Nic więc dziwnego, że również teren fabryki Oriflame jest dla deweloperów łakomym kąskiem. Zainteresowana działką była przede wszystkim firma Greenfields, która w zeszłym roku wystąpiła o decyzję środowiskową dla budowy w tym miejscu osiedla mieszkaniowego.
- Firma Greenfields, na potrzeby własne, wystąpiła w dniu 10 czerwca 2024 r. o Decyzję o Środowiskowych Uwarunkowaniach dla działki nr 26 obręb 2-11-15. Zgodnie z podstawą prawną „Ustawy z dnia 3 października 2008 r. o udostępnianiu informacji o środowisku i jego ochronie, udziale społeczeństwa w ochronie środowiska oraz o ocenach oddziaływania na środowisko" aby złożyć wniosek, nie trzeba być właścicielem działki – informuje Raport Warszawski Aleksandra Wołodźko, CEO Greenfields.
Wstępna koncepcja dewelopera zakładała budowę bloków mierzących od sześciu do dziewięciu kondygnacji. Jak zaznaczał we wniosku, miałoby stanąć tam 1,5 tys. mieszkań dla 4 tys. osób. Do tego zaplanowano tam parking podziemny na 1,8 tys. aut, a także pokaźny staw. Jednocześnie Aleksandra Wołodźko podkreśla, że wystąpienie o decyzję środowiskową było tylko „badaniem potencjału działki” i nie determinuje ona ostatecznego kształtu inwestycji.

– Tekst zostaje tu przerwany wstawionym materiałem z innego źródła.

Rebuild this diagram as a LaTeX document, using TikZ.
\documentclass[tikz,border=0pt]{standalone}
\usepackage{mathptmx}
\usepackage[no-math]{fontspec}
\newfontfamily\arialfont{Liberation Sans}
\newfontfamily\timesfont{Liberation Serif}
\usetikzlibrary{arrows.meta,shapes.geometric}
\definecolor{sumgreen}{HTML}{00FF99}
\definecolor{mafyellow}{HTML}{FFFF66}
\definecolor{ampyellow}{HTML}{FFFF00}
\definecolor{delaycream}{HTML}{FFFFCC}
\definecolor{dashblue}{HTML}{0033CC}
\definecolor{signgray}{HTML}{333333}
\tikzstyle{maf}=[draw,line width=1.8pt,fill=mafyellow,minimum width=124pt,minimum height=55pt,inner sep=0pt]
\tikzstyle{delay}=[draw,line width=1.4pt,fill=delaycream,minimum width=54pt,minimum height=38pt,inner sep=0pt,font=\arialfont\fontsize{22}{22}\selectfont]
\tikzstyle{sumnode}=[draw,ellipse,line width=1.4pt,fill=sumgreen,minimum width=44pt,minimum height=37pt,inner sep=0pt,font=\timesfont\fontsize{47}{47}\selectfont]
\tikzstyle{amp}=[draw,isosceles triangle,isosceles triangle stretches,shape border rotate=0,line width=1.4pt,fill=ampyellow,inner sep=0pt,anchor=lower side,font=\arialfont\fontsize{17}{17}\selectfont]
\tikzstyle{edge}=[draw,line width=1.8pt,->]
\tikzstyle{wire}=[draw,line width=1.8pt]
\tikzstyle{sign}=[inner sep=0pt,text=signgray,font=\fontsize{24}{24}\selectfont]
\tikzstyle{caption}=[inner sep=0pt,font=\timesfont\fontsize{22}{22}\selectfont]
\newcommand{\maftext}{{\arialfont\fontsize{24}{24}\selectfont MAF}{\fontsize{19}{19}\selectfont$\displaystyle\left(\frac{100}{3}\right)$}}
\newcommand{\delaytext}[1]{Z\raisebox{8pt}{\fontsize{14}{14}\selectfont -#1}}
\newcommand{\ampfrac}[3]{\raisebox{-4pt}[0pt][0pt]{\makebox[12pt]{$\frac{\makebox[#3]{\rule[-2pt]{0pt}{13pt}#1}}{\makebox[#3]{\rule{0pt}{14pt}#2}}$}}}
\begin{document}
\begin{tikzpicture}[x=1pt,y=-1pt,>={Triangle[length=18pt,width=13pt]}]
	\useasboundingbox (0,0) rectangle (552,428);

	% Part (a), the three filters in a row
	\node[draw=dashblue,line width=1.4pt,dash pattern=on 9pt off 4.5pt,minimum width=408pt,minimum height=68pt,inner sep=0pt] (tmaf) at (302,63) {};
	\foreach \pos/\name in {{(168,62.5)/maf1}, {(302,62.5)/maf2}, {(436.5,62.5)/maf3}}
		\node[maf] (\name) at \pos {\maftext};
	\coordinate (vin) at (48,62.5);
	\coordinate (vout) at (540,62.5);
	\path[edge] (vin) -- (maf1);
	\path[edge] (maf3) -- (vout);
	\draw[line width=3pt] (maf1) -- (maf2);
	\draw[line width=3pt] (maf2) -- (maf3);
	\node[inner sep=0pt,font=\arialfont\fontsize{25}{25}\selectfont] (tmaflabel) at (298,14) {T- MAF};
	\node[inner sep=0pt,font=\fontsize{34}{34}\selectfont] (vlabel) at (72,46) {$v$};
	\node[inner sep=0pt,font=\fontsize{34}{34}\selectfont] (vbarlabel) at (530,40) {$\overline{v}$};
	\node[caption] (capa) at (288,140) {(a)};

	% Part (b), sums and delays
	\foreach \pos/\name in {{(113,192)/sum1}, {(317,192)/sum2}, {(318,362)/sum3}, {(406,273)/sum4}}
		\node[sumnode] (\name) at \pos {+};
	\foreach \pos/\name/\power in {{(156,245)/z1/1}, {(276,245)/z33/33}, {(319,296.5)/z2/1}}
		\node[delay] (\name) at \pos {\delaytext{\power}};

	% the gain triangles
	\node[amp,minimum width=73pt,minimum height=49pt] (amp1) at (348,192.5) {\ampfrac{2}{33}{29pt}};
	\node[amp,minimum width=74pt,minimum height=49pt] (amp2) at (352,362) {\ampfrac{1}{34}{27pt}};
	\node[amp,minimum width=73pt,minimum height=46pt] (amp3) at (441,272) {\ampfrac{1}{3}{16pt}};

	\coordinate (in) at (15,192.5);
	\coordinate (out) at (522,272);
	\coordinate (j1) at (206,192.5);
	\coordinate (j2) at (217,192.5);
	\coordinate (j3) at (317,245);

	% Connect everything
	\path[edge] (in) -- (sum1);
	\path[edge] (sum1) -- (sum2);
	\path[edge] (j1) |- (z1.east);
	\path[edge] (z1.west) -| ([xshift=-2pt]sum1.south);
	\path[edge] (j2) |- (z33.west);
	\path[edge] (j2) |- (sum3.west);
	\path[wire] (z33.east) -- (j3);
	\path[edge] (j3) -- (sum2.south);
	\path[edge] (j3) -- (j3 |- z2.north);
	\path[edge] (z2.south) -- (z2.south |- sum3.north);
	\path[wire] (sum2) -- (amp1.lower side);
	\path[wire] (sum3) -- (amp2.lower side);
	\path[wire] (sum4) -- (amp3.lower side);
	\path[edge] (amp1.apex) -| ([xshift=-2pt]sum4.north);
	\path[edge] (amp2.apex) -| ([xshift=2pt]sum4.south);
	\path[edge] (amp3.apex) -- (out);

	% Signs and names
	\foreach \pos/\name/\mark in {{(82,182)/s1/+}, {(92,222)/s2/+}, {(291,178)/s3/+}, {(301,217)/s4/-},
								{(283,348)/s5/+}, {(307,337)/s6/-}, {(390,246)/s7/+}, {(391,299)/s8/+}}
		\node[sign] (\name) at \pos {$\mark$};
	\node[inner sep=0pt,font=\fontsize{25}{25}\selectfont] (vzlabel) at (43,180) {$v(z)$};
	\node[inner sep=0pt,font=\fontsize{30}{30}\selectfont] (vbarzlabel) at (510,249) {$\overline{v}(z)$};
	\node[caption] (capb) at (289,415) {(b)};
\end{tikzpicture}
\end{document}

Deweloper twierdzi, że nic nie wie o zamknięciu fabryki Oriflame
Choć koncepcja z zeszłego roku była jedynie teoretyczna, to gdy pojawiła się informacja o zamknięciu fabryki Oriflame, natychmiast rozpoczęła się dyskusja o tym, że jest ono podyktowane naciskiem dewelopera. Rzeczywiście równanie w tym przypadku zdaje się być proste i sugeruje, że Oriflame planuje odsprzedać swój teren pod osiedle Greenfields. Aleksandra Wołodźko twierdzi jednak, że jej firma z wygaszaniem zakładu nie ma nic wspólnego.
- O planowanym zamknięciu fabryki i zwolnieniach pracowników dowiedzieliśmy się dzisiaj z prasy. Wysnuwanie wniosków, że mamy wpływ na działalność i decyzje biznesowe podmiotów prywatnych uważamy za zbyt daleko idące i niemające poparcia w faktach – mówi nam Aleksandra Wołodźko, CEO Greenfields.
Prawdziwe motywacje szwedzkiego giganta poznamy zapewne dopiero po czasie. Faktem jest jednak, że fabryka na Skoroszach będzie stopniowo wygaszana, a pracę straci około 200 osób. Cały proces ma trwać przez 2 lata, a produkcja ma zostać przeniesiona do innych krajów w Europie.